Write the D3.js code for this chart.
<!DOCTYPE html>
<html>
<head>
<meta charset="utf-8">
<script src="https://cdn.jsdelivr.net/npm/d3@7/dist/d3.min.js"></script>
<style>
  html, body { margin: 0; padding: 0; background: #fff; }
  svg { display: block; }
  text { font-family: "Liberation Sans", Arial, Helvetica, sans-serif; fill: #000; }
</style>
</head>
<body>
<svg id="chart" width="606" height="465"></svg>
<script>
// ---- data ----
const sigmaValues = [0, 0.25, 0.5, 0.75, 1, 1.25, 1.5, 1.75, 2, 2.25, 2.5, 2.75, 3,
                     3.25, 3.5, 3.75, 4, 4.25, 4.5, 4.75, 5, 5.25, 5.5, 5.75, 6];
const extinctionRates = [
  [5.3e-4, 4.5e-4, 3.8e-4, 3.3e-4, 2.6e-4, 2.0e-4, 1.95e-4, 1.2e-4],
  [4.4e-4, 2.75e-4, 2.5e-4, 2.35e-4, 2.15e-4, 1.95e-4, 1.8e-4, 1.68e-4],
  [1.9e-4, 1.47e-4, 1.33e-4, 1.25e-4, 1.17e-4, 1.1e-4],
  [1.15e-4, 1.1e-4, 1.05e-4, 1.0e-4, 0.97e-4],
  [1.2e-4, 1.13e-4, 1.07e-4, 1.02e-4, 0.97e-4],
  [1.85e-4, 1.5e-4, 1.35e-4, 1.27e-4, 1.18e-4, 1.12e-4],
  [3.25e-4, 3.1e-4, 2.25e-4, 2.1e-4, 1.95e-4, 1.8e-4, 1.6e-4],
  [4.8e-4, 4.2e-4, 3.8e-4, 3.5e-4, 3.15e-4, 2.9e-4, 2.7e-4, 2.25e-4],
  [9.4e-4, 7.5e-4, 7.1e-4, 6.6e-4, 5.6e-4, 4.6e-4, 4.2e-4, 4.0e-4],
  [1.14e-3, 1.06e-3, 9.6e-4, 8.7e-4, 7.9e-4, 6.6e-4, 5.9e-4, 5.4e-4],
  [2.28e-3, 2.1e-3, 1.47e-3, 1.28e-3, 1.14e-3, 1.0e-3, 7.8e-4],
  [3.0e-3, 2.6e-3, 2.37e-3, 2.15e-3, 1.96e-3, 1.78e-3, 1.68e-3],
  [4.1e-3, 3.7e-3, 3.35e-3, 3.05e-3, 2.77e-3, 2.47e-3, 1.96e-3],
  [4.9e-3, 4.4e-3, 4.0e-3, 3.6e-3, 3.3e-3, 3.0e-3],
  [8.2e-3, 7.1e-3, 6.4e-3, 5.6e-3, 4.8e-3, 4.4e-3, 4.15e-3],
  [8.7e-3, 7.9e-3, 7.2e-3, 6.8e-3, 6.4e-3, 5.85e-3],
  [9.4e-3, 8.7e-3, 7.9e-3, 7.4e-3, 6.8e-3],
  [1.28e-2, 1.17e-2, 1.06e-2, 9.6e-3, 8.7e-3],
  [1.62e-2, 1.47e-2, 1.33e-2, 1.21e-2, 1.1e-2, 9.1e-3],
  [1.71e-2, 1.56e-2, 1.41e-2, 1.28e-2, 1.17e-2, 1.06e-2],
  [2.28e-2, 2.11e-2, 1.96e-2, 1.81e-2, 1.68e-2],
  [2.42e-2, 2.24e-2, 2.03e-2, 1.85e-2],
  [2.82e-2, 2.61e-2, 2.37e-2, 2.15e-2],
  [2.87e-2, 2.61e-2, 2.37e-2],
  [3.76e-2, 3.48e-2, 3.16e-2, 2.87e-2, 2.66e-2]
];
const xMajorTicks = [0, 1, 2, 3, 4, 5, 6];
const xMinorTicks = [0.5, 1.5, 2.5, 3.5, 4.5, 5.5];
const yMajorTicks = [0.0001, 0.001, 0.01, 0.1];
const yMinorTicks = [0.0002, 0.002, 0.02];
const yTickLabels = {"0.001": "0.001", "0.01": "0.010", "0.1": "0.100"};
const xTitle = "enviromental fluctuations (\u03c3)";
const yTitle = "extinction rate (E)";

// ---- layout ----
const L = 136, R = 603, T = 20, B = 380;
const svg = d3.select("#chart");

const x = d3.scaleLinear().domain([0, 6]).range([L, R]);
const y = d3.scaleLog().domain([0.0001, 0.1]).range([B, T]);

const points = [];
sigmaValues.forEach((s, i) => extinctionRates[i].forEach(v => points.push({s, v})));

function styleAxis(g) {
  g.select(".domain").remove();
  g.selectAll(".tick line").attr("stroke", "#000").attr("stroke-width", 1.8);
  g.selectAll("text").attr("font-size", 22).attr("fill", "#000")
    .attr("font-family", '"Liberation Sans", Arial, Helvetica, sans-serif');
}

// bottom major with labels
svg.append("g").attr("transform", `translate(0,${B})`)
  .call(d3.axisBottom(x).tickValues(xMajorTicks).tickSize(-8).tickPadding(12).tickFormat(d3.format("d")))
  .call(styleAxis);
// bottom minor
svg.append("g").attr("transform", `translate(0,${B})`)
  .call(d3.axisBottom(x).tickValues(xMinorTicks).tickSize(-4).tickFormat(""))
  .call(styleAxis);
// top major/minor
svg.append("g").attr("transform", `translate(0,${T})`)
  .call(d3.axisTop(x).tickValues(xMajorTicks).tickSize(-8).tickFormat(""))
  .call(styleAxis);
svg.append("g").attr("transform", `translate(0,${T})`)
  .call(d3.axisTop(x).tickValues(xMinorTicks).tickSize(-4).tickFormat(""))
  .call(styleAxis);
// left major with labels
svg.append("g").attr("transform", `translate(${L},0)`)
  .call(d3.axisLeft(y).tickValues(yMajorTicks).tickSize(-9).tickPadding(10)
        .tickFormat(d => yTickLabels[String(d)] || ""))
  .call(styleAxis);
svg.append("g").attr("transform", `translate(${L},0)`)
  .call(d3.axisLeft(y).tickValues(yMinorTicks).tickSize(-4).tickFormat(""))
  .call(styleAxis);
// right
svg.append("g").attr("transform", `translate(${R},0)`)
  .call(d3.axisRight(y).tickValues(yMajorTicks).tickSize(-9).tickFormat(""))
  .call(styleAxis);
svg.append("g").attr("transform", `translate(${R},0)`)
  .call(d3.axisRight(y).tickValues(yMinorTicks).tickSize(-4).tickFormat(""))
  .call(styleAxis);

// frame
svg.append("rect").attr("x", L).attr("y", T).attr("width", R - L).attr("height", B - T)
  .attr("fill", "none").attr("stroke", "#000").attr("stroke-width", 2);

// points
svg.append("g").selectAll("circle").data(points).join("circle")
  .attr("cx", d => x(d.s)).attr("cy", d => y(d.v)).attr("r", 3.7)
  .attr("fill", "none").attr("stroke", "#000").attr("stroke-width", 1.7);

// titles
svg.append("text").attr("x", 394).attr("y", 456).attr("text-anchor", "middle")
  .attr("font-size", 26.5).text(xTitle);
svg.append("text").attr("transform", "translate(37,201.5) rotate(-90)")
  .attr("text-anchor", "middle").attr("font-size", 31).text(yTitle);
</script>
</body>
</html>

==

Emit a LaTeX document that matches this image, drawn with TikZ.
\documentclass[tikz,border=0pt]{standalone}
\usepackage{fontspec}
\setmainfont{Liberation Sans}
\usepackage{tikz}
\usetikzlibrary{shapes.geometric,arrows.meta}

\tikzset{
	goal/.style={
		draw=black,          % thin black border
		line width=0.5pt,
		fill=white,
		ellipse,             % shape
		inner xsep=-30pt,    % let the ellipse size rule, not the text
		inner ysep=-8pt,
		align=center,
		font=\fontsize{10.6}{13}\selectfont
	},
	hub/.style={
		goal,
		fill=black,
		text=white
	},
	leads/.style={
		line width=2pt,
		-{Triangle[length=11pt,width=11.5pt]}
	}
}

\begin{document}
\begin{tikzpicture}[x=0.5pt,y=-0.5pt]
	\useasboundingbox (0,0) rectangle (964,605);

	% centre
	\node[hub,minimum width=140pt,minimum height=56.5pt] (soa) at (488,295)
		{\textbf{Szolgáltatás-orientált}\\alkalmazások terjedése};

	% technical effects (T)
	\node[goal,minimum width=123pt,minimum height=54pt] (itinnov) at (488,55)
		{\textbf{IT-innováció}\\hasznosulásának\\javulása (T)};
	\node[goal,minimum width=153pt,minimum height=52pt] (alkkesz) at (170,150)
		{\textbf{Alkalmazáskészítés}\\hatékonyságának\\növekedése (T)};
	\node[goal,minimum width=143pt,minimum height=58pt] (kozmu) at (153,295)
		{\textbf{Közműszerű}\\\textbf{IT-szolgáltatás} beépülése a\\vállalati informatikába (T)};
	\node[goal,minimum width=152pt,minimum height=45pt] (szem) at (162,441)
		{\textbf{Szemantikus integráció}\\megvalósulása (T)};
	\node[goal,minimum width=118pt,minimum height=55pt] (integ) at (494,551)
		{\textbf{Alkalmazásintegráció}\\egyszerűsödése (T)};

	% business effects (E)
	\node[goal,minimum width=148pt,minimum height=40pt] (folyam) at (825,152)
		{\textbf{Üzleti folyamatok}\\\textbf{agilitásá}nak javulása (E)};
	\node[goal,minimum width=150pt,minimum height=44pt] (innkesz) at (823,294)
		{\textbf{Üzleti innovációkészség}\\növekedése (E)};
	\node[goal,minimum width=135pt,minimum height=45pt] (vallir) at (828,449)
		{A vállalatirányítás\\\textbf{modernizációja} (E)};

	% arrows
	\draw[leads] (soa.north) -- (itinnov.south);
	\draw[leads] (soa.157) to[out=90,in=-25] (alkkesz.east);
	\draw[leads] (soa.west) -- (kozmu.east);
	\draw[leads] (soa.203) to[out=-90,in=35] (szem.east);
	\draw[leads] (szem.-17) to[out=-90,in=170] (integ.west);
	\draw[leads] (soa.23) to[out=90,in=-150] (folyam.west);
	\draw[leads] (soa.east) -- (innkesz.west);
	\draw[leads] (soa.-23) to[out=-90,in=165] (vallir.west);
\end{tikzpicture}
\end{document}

_Description of the task:_ Print the lines from the line with "Emit a LaTeX" to the line with "(0,0) rectangle (964,605);" exactly, and print nothing else. Both of those lines are included.

_Expected answer:_
Emit a LaTeX document that matches this image, drawn with TikZ.
\documentclass[tikz,border=0pt]{standalone}
\usepackage{fontspec}
\setmainfont{Liberation Sans}
\usepackage{tikz}
\usetikzlibrary{shapes.geometric,arrows.meta}

\tikzset{
	goal/.style={
		draw=black,          % thin black border
		line width=0.5pt,
		fill=white,
		ellipse,             % shape
		inner xsep=-30pt,    % let the ellipse size rule, not the text
		inner ysep=-8pt,
		align=center,
		font=\fontsize{10.6}{13}\selectfont
	},
	hub/.style={
		goal,
		fill=black,
		text=white
	},
	leads/.style={
		line width=2pt,
		-{Triangle[length=11pt,width=11.5pt]}
	}
}

\begin{document}
\begin{tikzpicture}[x=0.5pt,y=-0.5pt]
	\useasboundingbox (0,0) rectangle (964,605);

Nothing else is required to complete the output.